Mike McKenzie is the CEO of Pierce Decorative Hardware. He shares his insight on inspiring employee loyalty and growing his company.
(Photo courtesy of Mike McKenzie)
What is a way to inspire employees, so they feel invested in your small business?
Much is being written these days about the importance of creating a culture of ownership within your small business. This makes great sense intuitively as it is human nature that most people work best when they work for themselves or for a commonly shared group objective. Most people have likely heard the phrase ‘no one ever washed a rental car.’ It is a metaphor that is highly applicable to business organizations.
As your company grows, your ability to micromanage each aspect of the business diminishes quickly, and the importance of a shared sense of ownership grows. Accountability needs to be replaced by ownership. There are many ways to foster this culture of ownership within a growing company.
- Lead with trust and empathy. Know each of the members of your team in as meaningful a way as possible.
- Create an inclusive atmosphere where people can develop their individual talents to help the company.
- Remember and use the plural pronouns — we, us and ours.
- Give acknowledgment regularly to the team.
- Empower and delegate.
Consider, however, a scenario where a business has grown successfully, and the company’s leadership wants to take this culture of ownership to actual ownership through implementation of an ESOP (Employee Stock Ownership Plan).

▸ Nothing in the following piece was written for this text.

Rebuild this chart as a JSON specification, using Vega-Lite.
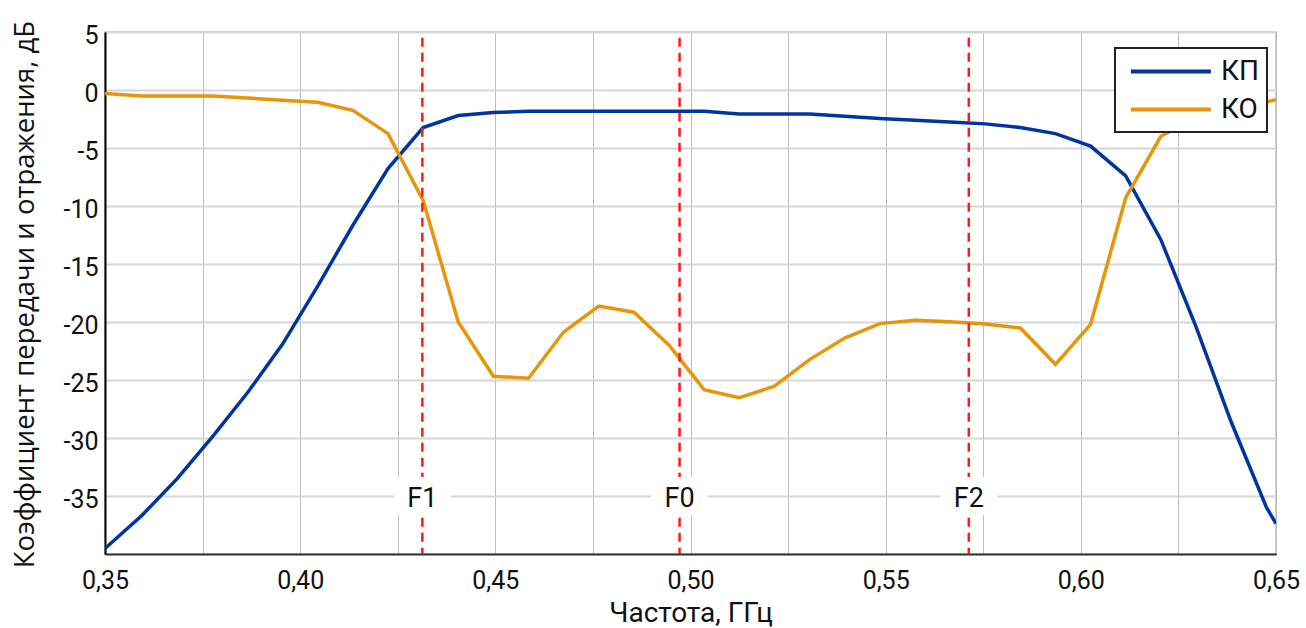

There are many reasons to consider an ESOP, but let’s focus on how it positively impacts employee productivity. Data from numerous academic studies completed over the last 30 years have clearly shown the efficacy of ESOP’s at increasing productivity. For example, Harvard Business School studies in 1987 and 1991 reported 5.4 percent higher sales growth in ESOP companies compared with non-ESOP companies. A 1999 Kellogg School of Management study reported 2.7 percent higher return on assets and 6.9 percent higher total shareholder return compared to non-ESOP companies.
An ESOP isn’t a silver bullet for all companies that is guaranteed to inspire employees, but if you have been successful at building your company, it may be a tool to carry the business forward with a highly committed team dedicated to succeeding.
What type of benefits do employees see through an ESOP?
Obviously the benefits vary from company to company, but data from the NCEO (National Center for Employee Ownership) indicate that ESOP participants have about three times the retirement assets compared to employees in comparable companies. Additionally, ESOP employees were considerably less likely to have been laid off during the most recent economic downturn. Equally important, there is the benefit of knowing that everyone at all levels of the organization can contribute to their success and the success of the team.
When is it a good time for a business to set up this program?
When a company is successful and has grown to 15 – 20 employees, establishing an ESOP is a possibility. At that point, a feasibility study by a recognized ESOP consultant is the first step to consider taking.
How much does it cost to set up the ESOP?
There are both initial startup costs to establish the Plan and ongoing annual expenses, as well. For a smaller firm, the cost to establish the Plan might be $25,000 – $50,000, with annual expenses in the $10,000 – $15,000 range. While certainly not inconsequential, the costs need to be weighed against the direct benefits and the potential productivity gains.